Еще в конторе я стал просить, чтобы нас поместили в одну камеру, на что никак не соглашался корпусной, говоря, что «это еще надо заслужить». Однако проходивший мимо помощник взял телефонную трубку и позвонил Демидову. Тот разрешил, и нас принял старый по тюрьме надзиратель, Данила Никитич, но и он, презрительно осмотревши нас с ног до головы, не удержался, чтобы не сказать корпусному: «Ну и политики!»
По прежним тюрьмам я знал, что политическим в камерах полагается деревянный щиток вместо койки, столик, подушка, тюфяк, и я прямо же заявил об этом при входе в камеру, в которой ничего не было. Корпусному это не понравилось, и он стал орать: «Вы что, сюда в гостиницу пришли, господа какие! А не хочешь, на 13-й отправлю! койку ему, одеяло! вы еще скажете вам бабу сюда подать!» И сильно хлопнув дверью, он вышел из камеры. Но Даниле Никитичу мое требование понравилось, по нему он решил, что я из бывалых, а стало быть, заслуживаю внимания. Через полчаса он снова отпер камеру и снова, с любопытством осмотревши нас, сказал:
— Койки мы даем по заслугам, а от вас еще ничего не видали. Заслужить наперед надо. — И совсем бесшумно запер камеру, не сказавши больше ни слова.
Камера была совсем пуста, и, чтобы успокоиться от пережитых волнений, мы растянулись на полу не раздеваясь, положили под головы свои узелки, к аресту мы не готовились, и оба страшно мучились за оставленные семьи. Данила Никитич наблюдал за нами в волчок и, увидавши, что мы легли на полу, внушительно, но не строго сказал: «Днем в камерах спать не разрешается, лишат прогулки». Мы дружно запротестовали: «Что же, — говорим, — нам иначе делать, лежать нельзя, сидеть не на чем, куда деваться?» Данила Никитич молча принес скамейку и, не сказавши ни слова, запер камеру.

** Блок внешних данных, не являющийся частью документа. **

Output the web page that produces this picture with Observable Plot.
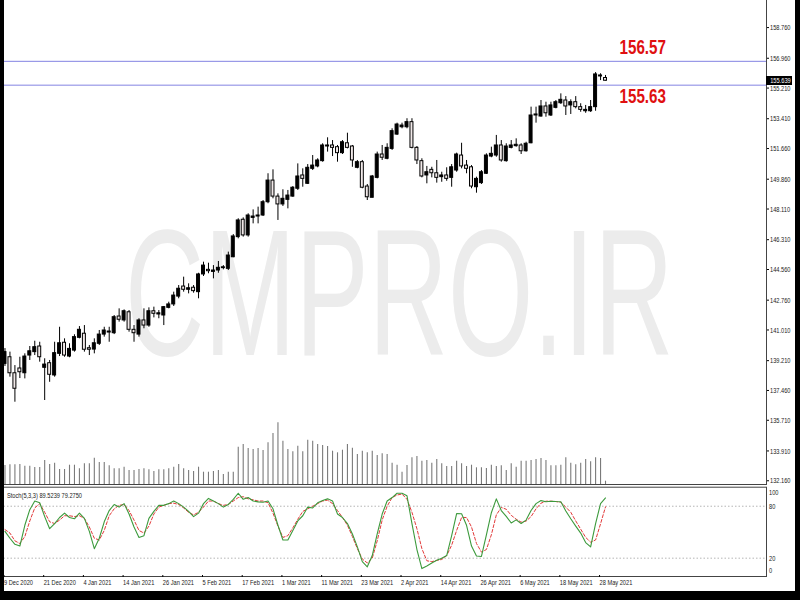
<!DOCTYPE html>
<html><head><meta charset="utf-8">
<script src="https://cdn.jsdelivr.net/npm/d3@7"></script>
<script src="https://cdn.jsdelivr.net/npm/@observablehq/plot@0.6"></script>
<style>
html,body{margin:0;padding:0;background:#000;}
#chart{position:relative;width:800px;height:600px;background:#000;overflow:hidden;}
#paper{position:absolute;left:4px;top:0;width:791px;height:591px;background:#fff;}
#chart svg{position:absolute;left:0;top:0;}
.strip{position:absolute;background:#000;}
#pricebox{position:absolute;background:#000;color:#fff;font:8px 'Liberation Sans',Arial,sans-serif;line-height:9px;text-align:center;overflow:hidden;}
#pricebox span{display:inline-block;transform:scaleX(0.71);transform-origin:50% 50%;}
</style>
</head><body>
<div id="chart"><div id="paper"></div></div>
<script>
// ---- data (GBPJPY daily, 9 Dec 2020 .. 31 May 2021) ----
const open = [139.02,139.41,138.47,138.75,138.47,139.51,139.71,140.04,138.79,139.06,138.34,139.61,140.26,139.45,139.80,140.55,140.79,139.94,139.86,140.20,140.74,140.86,140.82,141.80,141.57,142.05,141.02,140.74,141.57,141.27,142.11,141.92,141.86,142.31,142.51,142.97,143.56,143.37,143.49,143.23,144.27,144.54,144.42,144.50,144.64,144.60,145.28,146.46,147.48,146.56,147.59,147.67,147.73,148.51,149.78,148.84,148.38,148.65,148.84,149.30,150.08,149.59,150.47,150.61,150.92,151.78,151.84,151.74,151.39,151.97,151.78,150.53,150.86,149.43,148.77,149.94,151.31,151.06,151.64,152.48,152.91,152.91,153.21,151.70,150.92,150.08,150.41,150.21,149.98,150.08,149.94,150.37,151.25,150.66,150.56,149.39,149.63,150.18,151.19,151.25,151.84,150.92,151.70,151.80,151.84,151.50,151.97,153.60,153.54,154.13,153.60,154.05,154.32,154.48,154.19,154.38,154.09,153.85,153.85,154.09,155.95,155.80];
const high = [139.92,139.71,138.92,139.41,139.61,140.04,140.35,140.29,139.32,139.22,140.29,141.17,140.49,140.20,140.73,141.21,141.27,140.10,140.49,140.98,141.17,141.17,141.86,142.25,142.19,142.15,141.27,141.67,142.25,142.31,142.35,142.15,142.39,142.64,143.23,143.62,144.11,143.72,143.62,144.34,144.99,144.93,144.79,145.03,144.79,145.58,146.61,147.54,147.59,147.83,148.06,148.22,148.61,150.18,150.41,149.00,149.24,149.20,149.43,150.76,150.47,150.72,151.25,151.06,151.94,152.29,152.13,151.84,152.13,152.56,151.84,150.96,150.96,149.55,150.08,151.45,151.84,151.94,152.82,153.15,153.15,153.41,153.41,151.78,151.06,150.61,150.56,150.96,150.27,150.53,150.72,151.39,151.97,150.96,150.66,149.98,150.37,151.35,151.74,152.43,152.13,151.94,152.13,152.23,151.94,152.03,154.09,154.09,154.48,154.38,154.38,154.48,154.87,154.71,154.52,154.71,154.29,154.19,154.48,156.12,156.05,155.95];
const low = [138.87,138.24,136.77,138.16,138.14,139.22,139.51,139.12,136.87,137.94,138.24,139.45,139.41,139.38,139.71,140.49,139.71,139.51,139.61,140.10,140.59,140.29,140.74,141.47,141.47,140.88,140.29,140.59,141.08,141.17,141.72,141.67,141.27,142.25,142.39,142.84,143.23,143.13,143.17,142.84,144.15,144.31,144.01,144.34,144.54,144.50,145.25,146.36,146.46,146.46,147.24,147.24,147.67,148.42,148.71,147.44,148.26,148.12,148.80,149.20,149.39,149.55,150.37,150.53,150.86,151.45,151.19,150.86,151.31,151.64,150.56,150.47,149.30,148.61,148.77,149.88,150.96,151.00,151.55,152.43,152.82,152.82,151.64,150.72,149.94,149.59,149.94,149.63,149.68,149.74,149.39,150.27,150.47,150.18,149.30,149.04,149.55,150.14,151.12,151.15,150.86,150.86,151.64,151.74,151.31,151.45,151.94,153.15,153.50,153.50,153.54,153.99,154.25,153.60,153.66,153.99,153.79,153.73,153.78,153.85,155.65,155.62];
const close = [139.71,138.47,137.56,138.53,139.45,139.76,140.00,139.41,138.98,138.38,139.65,140.23,139.51,139.90,140.59,141.02,139.85,139.85,140.23,140.74,140.98,140.92,141.76,141.61,142.11,141.02,140.82,141.57,141.27,142.11,141.96,141.99,142.35,142.51,143.03,143.43,143.37,143.46,143.29,144.27,144.79,144.46,144.50,144.66,144.69,145.38,146.50,147.44,146.56,147.73,147.67,147.73,148.51,149.78,148.84,148.38,148.71,148.90,149.36,150.02,149.88,150.53,150.66,150.96,151.84,151.84,151.70,151.39,152.03,151.70,150.96,150.86,149.36,148.80,150.02,151.31,151.12,151.70,152.68,153.07,153.01,153.21,151.70,150.96,150.02,150.27,150.21,149.94,150.08,149.88,150.56,151.31,150.61,150.47,149.43,149.88,150.27,151.25,151.35,151.84,150.96,151.78,151.84,151.88,151.50,151.94,153.60,153.66,154.13,153.73,154.19,154.38,154.52,154.13,154.38,154.09,153.93,153.93,154.09,156.01,155.89,155.639];
const volume = [1900,1970,1970,2000,1830,1830,1700,1700,2400,2000,2130,1500,1500,1930,1930,1570,2070,2070,2630,2200,2200,1870,1570,1570,1730,1400,1400,1500,1570,1470,1300,1470,1470,1570,1730,2000,1570,1400,1300,1730,1230,1230,1300,1400,1000,1230,1230,3730,4000,3600,3500,3600,3400,4170,5100,6170,4330,3500,3270,3830,3270,4430,4330,4000,3900,3800,3330,3170,3430,4000,3630,3000,3330,3170,3330,2900,3070,3000,2130,1930,1230,1900,2670,2800,2330,2400,2130,2500,2070,1800,1800,2330,2070,1800,1930,1670,1670,1600,1930,1800,1870,1400,2070,1730,2330,2330,2400,2500,2600,2400,1870,1870,1930,2670,2130,1970,2130,2500,2270,2670,2600,330];
const stochK = [51,43,36,34,58,76,86,84,68,54,60,67,72,67,65.5,72,66,51,31,43,62,75,82,79,83,71,56,44,46,66,74,81,81,83,86,83,79,74,68,72,83,89,86,83,79,82,88,95,88,90,86,85,84.6,86,77,58,41,41,52,63,69,79,78,84,86.6,88.5,86,71,67,60,48,33,16,10,23,48,71,86,90,95,95,92,60,30,8,11,14.5,17.5,20,23,46,71.5,71.3,58,34,22.5,22,47,72.5,88.5,75,68.3,60.6,64.2,60,64,75,83,86.5,85.2,85.8,85.4,85.2,74.5,65.5,57,49,38,33,60,83,89.5239];
const stochD = [53,49,40,37,45,63,78,83,73,62,60,64,69,69,68,69,66,56,43,41,52,69,77,81,82,75,64,52,49,57,71,79,81,83,83.5,82,78,73,70,73,79,86,86,83,81,82,86,90,91,88.5,87.4,86,86,84,72,57,44,46,55,65,74,77,80,83,86,87,83,75,67,58,45,31,19,14.5,20,40,64,80,90,93,94,88,73,54,31,17,16,17.5,18.5,23,35,52,67,67,56,37,27,30,47,70,78.6,76.5,69.5,65,61.6,62.8,68,77,83.5,85.8,85.8,85.4,84.5,79,73,63,53.5,44,38.5,41,59.7,79.275];
const priceTicks = [158.76,156.96,155.21,153.41,151.66,149.86,148.11,146.31,144.56,142.76,141.01,139.21,137.46,135.71,133.91,132.16];
const tickBars = [0,8,16,24,32,40,48,56,64,72,80,88,96,104,112,120];
const tickLabels = ["9 Dec 2020","21 Dec 2020","4 Jan 2021","14 Jan 2021","26 Jan 2021","5 Feb 2021","17 Feb 2021","1 Mar 2021","11 Mar 2021","23 Mar 2021","2 Apr 2021","14 Apr 2021","26 Apr 2021","6 May 2021","18 May 2021","28 May 2021"];
const levelPrices = [156.78, 155.38];
const levelLabels = ["156.57", "155.63"];
const stochTitle = "Stoch(5,3,3) 89.5239 79.2750";
const watermark = "CMPRO.IR";

// ---- build ----
const FONT = "'Liberation Sans',Arial,sans-serif";
const N = open.length;
const bars = d3.range(N).map(i => ({i, o: open[i], h: high[i], l: low[i], c: close[i]}));
const vols = volume.map((v, i) => ({i, v}));
const stoch = d3.range(N).map(i => ({i, k: stochK[i], d: stochD[i]}));
const labelOf = new Map(tickBars.map((b, j) => [b, tickLabels[j]]));

const xOpts = {type: "band", domain: d3.range(N), range: [2, 607.5], paddingInner: 0.4, paddingOuter: 0.2, align: 0.5, axis: null};
const style = {background: "transparent", fontFamily: FONT, fontSize: "8px", color: "#000", overflow: "visible"};
const common = {width: 800, height: 600, marginLeft: 0, marginRight: 34, style};

const chart = document.getElementById("chart");

// the screenshot is horizontally compressed: squeeze every text about its anchor point
function squeeze(svg) {
  d3.select(svg).selectAll("text").each(function() {
    const fs = parseFloat(getComputedStyle(this).fontSize);
    const f = fs > 12 ? 0.78 : 0.71;
    const xa = this.getAttribute("x");
    if (xa != null) {
      const m = /^(-?[\d.]+)(.*)$/.exec(xa.trim());
      if (m) this.setAttribute("x", (parseFloat(m[1]) / f) + m[2]);
    }
    const t = this.getAttribute("transform") || "";
    this.setAttribute("transform", `${t} scale(${f},1)`);
  });
}

// watermark
const WMF = 0.606;
const wm = d3.create("svg").attr("width", 800).attr("height", 600);
wm.append("text").attr("transform", `translate(125,355) scale(${WMF},1)`)
  .attr("font-family", FONT).attr("font-size", 181)
  .attr("fill", "#ececec").text(watermark);
chart.append(wm.node());

// volume
const volPlot = Plot.plot({...common, marginTop: 0, marginBottom: 116,
  x: xOpts,
  y: {domain: [0, 48400], axis: null},
  marks: [Plot.ruleX(vols, {x: "i", y: "v", stroke: "#7a7a7a", strokeWidth: 1.1})]
});
chart.append(volPlot);

// main price chart
const main = Plot.plot({...common, marginTop: 0, marginBottom: 116,
  x: xOpts,
  y: {domain: [131.94, 160.35]},
  marks: [
    Plot.ruleY(levelPrices, {stroke: "#8383e2", strokeWidth: 1}),
    Plot.ruleX(bars, {x: "i", y1: "l", y2: "h", stroke: "#000", strokeWidth: 1}),
    Plot.barY(bars, {x: "i", y1: "o", y2: "c", fill: d => d.c >= d.o ? "#000000" : "#f1e9e9", stroke: "#000", strokeWidth: 1}),
    Plot.axisY(priceTicks, {anchor: "right", tickSize: 2, tickPadding: 1.5, tickFormat: d3.format(".3f"), fill: "#222"}),
    Plot.frame({anchor: "right", stroke: "#444"}),
    Plot.frame({anchor: "bottom", stroke: "#444"}),
    Plot.text([levelLabels[0]], {x: () => N - 1, y: () => levelPrices[0], text: d => d, dx: 14, dy: -13.5, textAnchor: "start", fill: "#e01010", fontWeight: "bold", fontSize: 19.5, fontFamily: FONT}),
    Plot.text([levelLabels[1]], {x: () => N - 1, y: () => levelPrices[1], text: d => d, dx: 14, dy: 11.5, textAnchor: "start", fill: "#e01010", fontWeight: "bold", fontSize: 19.5, fontFamily: FONT})
  ]
});
chart.append(main);

// stochastic panel
const stochPlot = Plot.plot({...common, marginTop: 488.4, marginBottom: 25,
  x: xOpts,
  y: {domain: [0, 100]},
  marks: [
    Plot.ruleY([20, 80], {stroke: "#b5b5b5", strokeDasharray: "1.5,2"}),
    Plot.line(stoch, {x: "i", y: "d", stroke: "#e23a3a", strokeWidth: 1, strokeDasharray: "3,2"}),
    Plot.line(stoch, {x: "i", y: "k", stroke: "#3c9a3c", strokeWidth: 1.1}),
    Plot.frame({stroke: "#444", insetTop: -1.7, insetBottom: -1}),
    Plot.axisY([20, 80], {anchor: "right", tickSize: 0, tickPadding: 2.5, fill: "#222"}),
    Plot.axisY([100], {anchor: "right", tickSize: 0, tickPadding: 2.5, dy: 4, fill: "#222"}),
    Plot.axisY([0], {anchor: "right", tickSize: 0, tickPadding: 2.5, dy: -5, fill: "#222"}),
    Plot.text([stochTitle], {frameAnchor: "top-left", text: d => d, dx: 6.5, dy: 3, fontSize: 8, fill: "#222"}),
    Plot.axisX(tickBars, {anchor: "bottom", tickSize: 2, tickPadding: 2, textAnchor: "start", dx: -1, tickFormat: d => labelOf.get(d), fill: "#222"})
  ]
});
chart.append(stochPlot);

[main, stochPlot].forEach(squeeze);

// black window edges
[[0,0,4,600],[795,0,5,600],[0,591,800,9]].forEach(([l,t,w,h]) => {
  const s = document.createElement("div");
  s.className = "strip";
  Object.assign(s.style, {left: l + "px", top: t + "px", width: w + "px", height: h + "px"});
  chart.append(s);
});

// current price box on the price axis
const yS = main.scale("y");
const yy = yS.apply(close[N - 1]);
const box = document.createElement("div");
box.id = "pricebox";
Object.assign(box.style, {left: "766px", top: (yy - 4.5) + "px", width: "26px", height: "9px"});
const sp = document.createElement("span");
sp.textContent = d3.format(".3f")(close[N - 1]);
box.append(sp);
chart.append(box);
</script>
</body></html>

Но мы и это приняли как победу и были рады скамейке, тем более что на ней были вырезаны клетки для игры в шашки. Он продолжал рассматривать нас в волчок, а когда отходил, мы делали то же и рассматривали его. Мы сразу разгадали, что под его напускной суровостью все же был виден неплохой человек, и сразу решили, что нам его бояться нечего.